Enrique a aussi eu une expérience de voyage similaire. À 23 ans, il est allé en Norvège et « à partir de là », il s’est dit « pourquoi ne pas habiter dans un autre pays qui va me donner une meilleure qualité de vie ? » (entrevue M7). En fait, dans la majorité des entrevues, le thème de la qualité de vie revient à différents moments au cours de l’entretien. Par exemple, lorsque j’ai demandé à Hugo ce qu’il aimait au Québec, il m’a tout de suite répondu que c’était la qualité de vie :
Qu’est-ce que j’aime ici ? Mais évidemment ce que j’aime beaucoup, c’est la qualité de vie. Tout Péruvien qui arrive ici, il reste juste une semaine, deux semaines, la première chose qu’il va dire c’est ça. Oui, la qualité de vie ça n’a rien avoir comparativement au Pérou (Hugo, entrevue M22).
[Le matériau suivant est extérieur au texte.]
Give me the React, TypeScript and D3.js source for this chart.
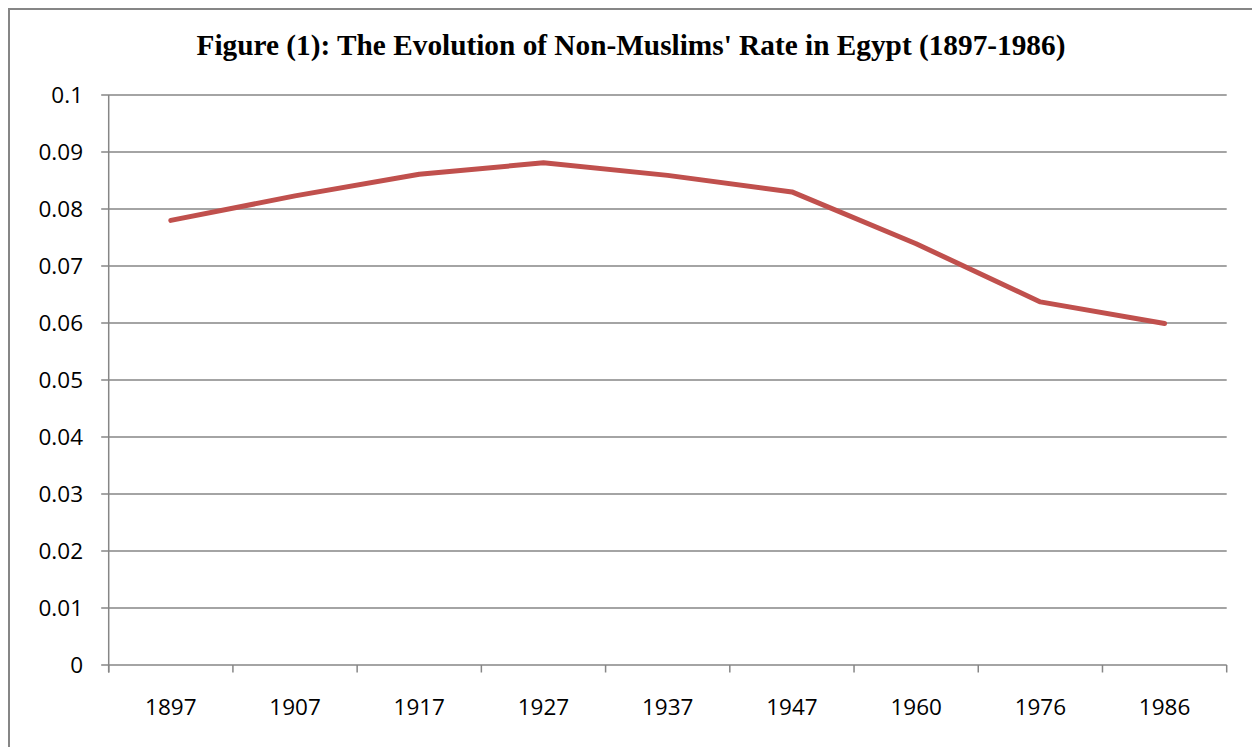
import React, { useEffect, useRef } from "react";
import * as d3 from "d3";

const years = ["1897", "1907", "1917", "1927", "1937", "1947", "1960", "1976", "1986"];
const nonMuslimRate = [0.078, 0.0823, 0.0861, 0.0881, 0.0859, 0.083, 0.0739, 0.0637, 0.0599];
const yTicks = [0, 0.01, 0.02, 0.03, 0.04, 0.05, 0.06, 0.07, 0.08, 0.09, 0.1];
const yTickLabels = ["0", "0.01", "0.02", "0.03", "0.04", "0.05", "0.06", "0.07", "0.08", "0.09", "0.1"];
const chartTitle = "Figure (1): The Evolution of Non-Muslims' Rate in Egypt (1897-1986)";

const W = 1252;
const H = 747;
const plot = { left: 108.7, right: 1226.7, top: 95, bottom: 665 };
const grey = "#868686";
const tickFont = "'Open Sans', 'Noto Sans', sans-serif";

const App = () => {
  const ref = useRef<SVGSVGElement>(null);

  useEffect(() => {
    const svg = d3.select(ref.current);
    svg.selectAll("*").remove();

    // chart area border (runs off the right and bottom of the page)
    svg
      .append("rect")
      .attr("x", 9)
      .attr("y", 9)
      .attr("width", W + 20)
      .attr("height", H + 20)
      .attr("fill", "#fff")
      .attr("stroke", grey)
      .attr("stroke-width", 2);

    svg
      .append("text")
      .attr("x", 631)
      .attr("y", 55)
      .attr("text-anchor", "middle")
      .style("font-family", "'Liberation Serif', 'Times New Roman', serif")
      .style("font-weight", "bold")
      .style("font-size", "29.3px")
      .text(chartTitle);

    const x = d3.scaleBand().domain(years).range([plot.left, plot.right]);
    const y = d3.scaleLinear().domain([0, 0.1]).range([plot.bottom, plot.top]);

    // gridlines + y ticks
    const grid = svg.append("g");
    grid
      .selectAll("line")
      .data(yTicks)
      .enter()
      .append("line")
      .attr("x1", plot.left - 7.5)
      .attr("x2", plot.right)
      .attr("y1", (d) => y(d))
      .attr("y2", (d) => y(d))
      .attr("stroke", grey)
      .attr("stroke-width", 1.5);

    svg
      .append("g")
      .selectAll("text")
      .data(yTicks)
      .enter()
      .append("text")
      .attr("x", 83)
      .attr("y", (d) => y(d))
      .attr("dy", "0.36em")
      .attr("text-anchor", "end")
      .style("font-family", tickFont)
      .style("font-size", "22.5px")
      .attr("fill", "#000")
      .text((d, i) => yTickLabels[i]);

    // y axis line
    svg
      .append("line")
      .attr("x1", plot.left)
      .attr("x2", plot.left)
      .attr("y1", plot.top)
      .attr("y2", plot.bottom + 7.5)
      .attr("stroke", grey)
      .attr("stroke-width", 1.5);

    // x axis ticks at category boundaries
    const bounds = years.map((d) => x(d) as number).concat([plot.right]);
    svg
      .append("g")
      .selectAll("line")
      .data(bounds)
      .enter()
      .append("line")
      .attr("x1", (d) => d)
      .attr("x2", (d) => d)
      .attr("y1", plot.bottom)
      .attr("y2", plot.bottom + 7.5)
      .attr("stroke", grey)
      .attr("stroke-width", 1.5);

    svg
      .append("g")
      .selectAll("text")
      .data(years)
      .enter()
      .append("text")
      .attr("x", (d) => (x(d) as number) + x.bandwidth() / 2)
      .attr("y", 715)
      .attr("text-anchor", "middle")
      .style("font-family", tickFont)
      .style("font-size", "22.5px")
      .attr("fill", "#000")
      .text((d) => d);

    // series line
    const line = d3
      .line<number>()
      .x((d, i) => (x(years[i]) as number) + x.bandwidth() / 2)
      .y((d) => y(d));

    svg
      .append("path")
      .datum(nonMuslimRate)
      .attr("d", line)
      .attr("fill", "none")
      .attr("stroke", "#C0504D")
      .attr("stroke-width", 5)
      .attr("stroke-linejoin", "round")
      .attr("stroke-linecap", "round");
  }, []);

  return (
    <div style={{ position: "fixed", left: 0, top: 0, width: W, height: H, overflow: "hidden", background: "#fff" }}>
      <svg ref={ref} width={W} height={H} style={{ display: "block" }} />
    </div>
  );
};

export default App;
Compte tenu du contexte socioéconomique péruvien, il n’est pas surprenant que les immigrants péruviens soient à la recherche d’une meilleure qualité de vie. En 2004, par exemple, 58,5 % de la population péruvienne vivait sous le seuil de pauvreté (Sánchez Aguilar, 2012 : 45). Quelques années plus tard, ce taux avait diminué pour atteindre 30,8 % en 2010 et 28,0 % en 2011. Malgré cette réduction de la pauvreté, le Pérou demeure toujours une société inégalitaire. Mis à part l’année 2009, le coefficient de Gini du Pérou s’est situé au-dessus de 0,5 durant toutes les années deux mille (Lavrard-Meyer, 2012). Notons que le coefficient de Gini est utilisé pour mesurer les inégalités de revenus dans une société. Une valeur nulle indique une égalité parfaite (où tous ont le même revenu) et à l’inverse, la valeur 1 révèle une inégalité complète (où la personne la plus riche dispose de la totalité du revenu disponible). À titre de comparaison, le Danemark, considéré comme un pays égalitaire, avait un coefficient de Gini de 0,251 en 2011 et le Canada, quant à lui, un coefficient de Gini de 0,314 cette même année (OCDE, 2015). Selon l’Observatoire des inégalités (2016), un coefficient de Gini de 0,4 et plus représente un seuil critique. Ajoutons aussi que pour la période 2003-2004, le décile des foyers les plus riches possédait 42 % du revenu total du Pérou, alors que 50 % des foyers les plus pauvres ont reçu 16 % du revenu total national (Sánchez Aguilar, 2007 : 117). Dans leur analyse portant sur la transformation des ménages au Pérou entre 1999 et 2009, Fuertes et Velazco (2013) soulignent également la vulnérabilité de la classe moyenne péruvienne en raison d’une multiplicité de facteurs, à la fois économiques et politiques. D’une part, « l’activité économique informelle de la classe moyenne entraine une volatilité accrue des revenus, dans un contexte d’absence de protection sociale » (Fuertes et Velazco, 2013 : 36). D’autre part, l’État a délaissé les politiques sociales universelles (visant les classes moyennes) pour miser uniquement sur la lutte contre la pauvreté (Fuertes et Velazco 2013 : 37). Ainsi, avec un taux de pauvreté élevé, la présence de fortes inégalités sociales et une classe moyenne vulnérable, il n’est pas étonnant que plusieurs Péruviens souhaitent émigrer.